Вопреки общеизвестным требованиям, чтобы опознание подозреваемого происходило в группе лиц, без каких-либо подсказок со стороны полиции, Гузен, так сказать, на блюдечке преподнес Мэри-Алисе Чессмэна в качестве "Красного фонаря". Необычайно впечатлительная и робкая семнадцатилетняя девушка, выросшая в монастырском интернате и пережившая глубокий шок после нападения насильника, не отважилась как следует рассмотреть Чессмэна. Остановившись в двух шагах от «форда», она затравленно обернулась к инспектору в поисках защиты и тихо проговорила: "Да, я думаю, это он. Я его узнала".
Почти так же проходила очная ставка и с другой потерпевшей, двадцатисемилетней Региной Джонсон. Две недели назад она попала в руки "Красного фонаря", когда вместе со своим приятелем отправилась на вечернюю прогулку в район окрестных холмов.
После того, как Гузен ей объявил, что "Красный фонарь" схвачен и уже опознан одной из жертв, она, не колеблясь, сказала: "Да, думаю, что это он".
Правда, в ночь преступления при описании внешности бандита она давала не столь уверенные показания и даже сомневалась, сможет ли его узнать: ночь была очень темная, к тому же преступник повязал лицо платком, да и сильный страх мешал его разглядеть.
Тем не менее ее последнее показание было воспринято следствием как доказательство.
Когда Чессмэн и после этих ночных очных ставок не выказал готовности в чем-либо признаваться, он тем самым лишил себя «хорошего» отношения инспектора Гузена.
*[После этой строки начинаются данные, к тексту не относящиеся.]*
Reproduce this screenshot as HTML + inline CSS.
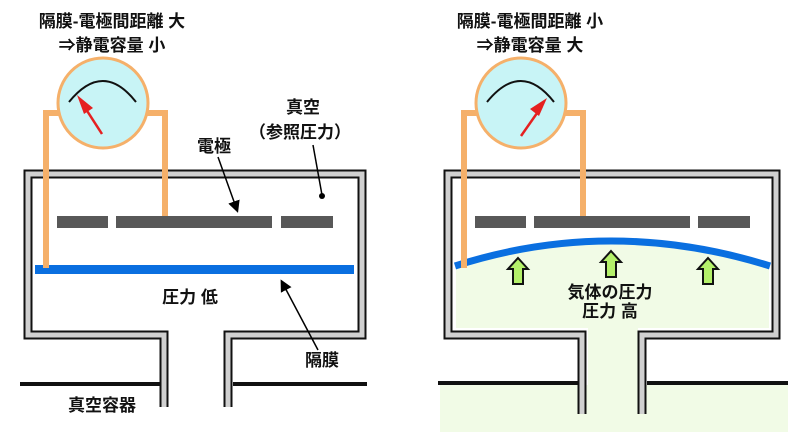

Дальнейшие допросы проходили уже в не в служебном кабинете, а в маленькой комнате без окон, с низким потолком и к тому же с тремя большими радиаторами центрального отопления, которые включались на полную мощность. Через час меняя друг друга, Чессмэна допрашивали Гузен и еще трое сотрудников уголовной полиции. Все это время в комнате стояла жара, доходившая до шестидесяти градусов. Так как одни радиаторы не могли поддерживать такую температуру, под потолком включали четыре прожектора, лучи которых были сосредоточены на том месте, где сидел Чессмэн. Инспектор Гузен и задающий вопросы помощник располагались в неосвещенной части комнаты и освежались прохладительными напитками.